▶ [Your instructions] Quote all of the data exactly as given. Skip every picture it contains.

── Supplied material ──

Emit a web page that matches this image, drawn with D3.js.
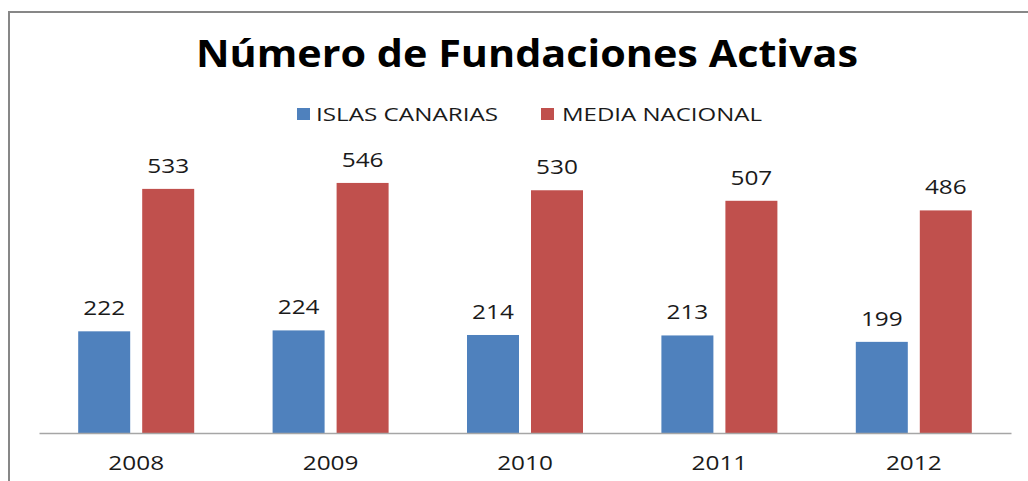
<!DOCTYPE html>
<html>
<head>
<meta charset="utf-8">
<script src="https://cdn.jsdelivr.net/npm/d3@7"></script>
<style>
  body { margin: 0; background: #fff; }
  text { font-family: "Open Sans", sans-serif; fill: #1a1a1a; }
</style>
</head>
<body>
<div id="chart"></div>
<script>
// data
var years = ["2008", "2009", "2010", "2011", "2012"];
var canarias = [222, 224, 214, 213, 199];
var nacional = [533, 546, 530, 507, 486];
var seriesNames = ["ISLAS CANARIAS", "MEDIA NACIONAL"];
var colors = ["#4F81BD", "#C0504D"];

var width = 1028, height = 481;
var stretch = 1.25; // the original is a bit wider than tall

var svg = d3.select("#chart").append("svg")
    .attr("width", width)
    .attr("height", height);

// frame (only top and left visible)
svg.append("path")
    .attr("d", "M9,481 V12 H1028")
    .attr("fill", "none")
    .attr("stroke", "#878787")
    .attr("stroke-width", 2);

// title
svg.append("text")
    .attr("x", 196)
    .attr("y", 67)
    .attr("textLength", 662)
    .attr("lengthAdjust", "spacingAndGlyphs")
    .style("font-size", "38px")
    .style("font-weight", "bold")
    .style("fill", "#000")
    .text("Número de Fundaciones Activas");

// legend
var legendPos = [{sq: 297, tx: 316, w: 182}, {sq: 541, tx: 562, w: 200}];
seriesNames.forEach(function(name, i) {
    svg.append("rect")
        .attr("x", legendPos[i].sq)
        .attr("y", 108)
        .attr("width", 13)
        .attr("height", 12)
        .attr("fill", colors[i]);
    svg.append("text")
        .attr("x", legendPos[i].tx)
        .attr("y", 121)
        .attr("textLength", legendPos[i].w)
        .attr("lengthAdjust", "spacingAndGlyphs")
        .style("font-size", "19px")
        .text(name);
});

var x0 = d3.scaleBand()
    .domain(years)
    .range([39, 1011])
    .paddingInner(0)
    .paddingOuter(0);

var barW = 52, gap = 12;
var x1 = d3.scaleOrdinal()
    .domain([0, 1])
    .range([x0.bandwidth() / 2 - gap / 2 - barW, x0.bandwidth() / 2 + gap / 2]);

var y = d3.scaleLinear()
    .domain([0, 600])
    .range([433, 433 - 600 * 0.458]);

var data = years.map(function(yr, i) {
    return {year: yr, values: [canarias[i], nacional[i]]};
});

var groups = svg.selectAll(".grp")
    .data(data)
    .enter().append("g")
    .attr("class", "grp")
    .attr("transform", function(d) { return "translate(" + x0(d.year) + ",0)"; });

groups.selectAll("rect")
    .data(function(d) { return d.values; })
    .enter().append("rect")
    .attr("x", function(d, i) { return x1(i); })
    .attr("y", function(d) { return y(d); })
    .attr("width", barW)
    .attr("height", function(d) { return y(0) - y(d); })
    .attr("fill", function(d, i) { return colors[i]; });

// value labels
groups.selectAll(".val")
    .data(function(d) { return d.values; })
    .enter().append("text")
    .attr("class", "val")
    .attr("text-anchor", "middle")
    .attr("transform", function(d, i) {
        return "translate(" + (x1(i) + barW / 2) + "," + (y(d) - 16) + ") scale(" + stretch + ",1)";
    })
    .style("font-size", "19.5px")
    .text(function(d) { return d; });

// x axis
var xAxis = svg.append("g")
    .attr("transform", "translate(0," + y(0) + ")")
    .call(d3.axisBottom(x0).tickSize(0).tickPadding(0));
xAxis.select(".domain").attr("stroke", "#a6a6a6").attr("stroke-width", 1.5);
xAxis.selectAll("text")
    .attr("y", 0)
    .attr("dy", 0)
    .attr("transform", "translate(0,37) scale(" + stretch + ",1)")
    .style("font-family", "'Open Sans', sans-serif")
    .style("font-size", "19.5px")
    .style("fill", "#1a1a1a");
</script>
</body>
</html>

───

▶ [Output below]
Emit a web page that matches this image, drawn with D3.js.
<!DOCTYPE html>
<html>
<head>
<meta charset="utf-8">
<script src="https://cdn.jsdelivr.net/npm/d3@7"></script>
<style>
  body { margin: 0; background: #fff; }
  text { font-family: "Open Sans", sans-serif; fill: #1a1a1a; }
</style>
</head>
<body>
<div id="chart"></div>
<script>
// data
var years = ["2008", "2009", "2010", "2011", "2012"];
var canarias = [222, 224, 214, 213, 199];
var nacional = [533, 546, 530, 507, 486];
var seriesNames = ["ISLAS CANARIAS", "MEDIA NACIONAL"];
var colors = ["#4F81BD", "#C0504D"];

var width = 1028, height = 481;
var stretch = 1.25; // the original is a bit wider than tall

var svg = d3.select("#chart").append("svg")
    .attr("width", width)
    .attr("height", height);

// frame (only top and left visible)
svg.append("path")
    .attr("d", "M9,481 V12 H1028")
    .attr("fill", "none")
    .attr("stroke", "#878787")
    .attr("stroke-width", 2);

// title
svg.append("text")
    .attr("x", 196)
    .attr("y", 67)
    .attr("textLength", 662)
    .attr("lengthAdjust", "spacingAndGlyphs")
    .style("font-size", "38px")
    .style("font-weight", "bold")
    .style("fill", "#000")
    .text("Número de Fundaciones Activas");

// legend
var legendPos = [{sq: 297, tx: 316, w: 182}, {sq: 541, tx: 562, w: 200}];
seriesNames.forEach(function(name, i) {
    svg.append("rect")
        .attr("x", legendPos[i].sq)
        .attr("y", 108)
        .attr("width", 13)
        .attr("height", 12)
        .attr("fill", colors[i]);
    svg.append("text")
        .attr("x", legendPos[i].tx)
        .attr("y", 121)
        .attr("textLength", legendPos[i].w)
        .attr("lengthAdjust", "spacingAndGlyphs")
        .style("font-size", "19px")
        .text(name);
});

var x0 = d3.scaleBand()
    .domain(years)
    .range([39, 1011])
    .paddingInner(0)
    .paddingOuter(0);

var barW = 52, gap = 12;
var x1 = d3.scaleOrdinal()
    .domain([0, 1])
    .range([x0.bandwidth() / 2 - gap / 2 - barW, x0.bandwidth() / 2 + gap / 2]);

var y = d3.scaleLinear()
    .domain([0, 600])
    .range([433, 433 - 600 * 0.458]);

var data = years.map(function(yr, i) {
    return {year: yr, values: [canarias[i], nacional[i]]};
});

var groups = svg.selectAll(".grp")
    .data(data)
    .enter().append("g")
    .attr("class", "grp")
    .attr("transform", function(d) { return "translate(" + x0(d.year) + ",0)"; });

groups.selectAll("rect")
    .data(function(d) { return d.values; })
    .enter().append("rect")
    .attr("x", function(d, i) { return x1(i); })
    .attr("y", function(d) { return y(d); })
    .attr("width", barW)
    .attr("height", function(d) { return y(0) - y(d); })
    .attr("fill", function(d, i) { return colors[i]; });

// value labels
groups.selectAll(".val")
    .data(function(d) { return d.values; })
    .enter().append("text")
    .attr("class", "val")
    .attr("text-anchor", "middle")
    .attr("transform", function(d, i) {
        return "translate(" + (x1(i) + barW / 2) + "," + (y(d) - 16) + ") scale(" + stretch + ",1)";
    })
    .style("font-size", "19.5px")
    .text(function(d) { return d; });

// x axis
var xAxis = svg.append("g")
    .attr("transform", "translate(0," + y(0) + ")")
    .call(d3.axisBottom(x0).tickSize(0).tickPadding(0));
xAxis.select(".domain").attr("stroke", "#a6a6a6").attr("stroke-width", 1.5);
xAxis.selectAll("text")
    .attr("y", 0)
    .attr("dy", 0)
    .attr("transform", "translate(0,37) scale(" + stretch + ",1)")
    .style("font-family", "'Open Sans', sans-serif")
    .style("font-size", "19.5px")
    .style("fill", "#1a1a1a");
</script>
</body>
</html>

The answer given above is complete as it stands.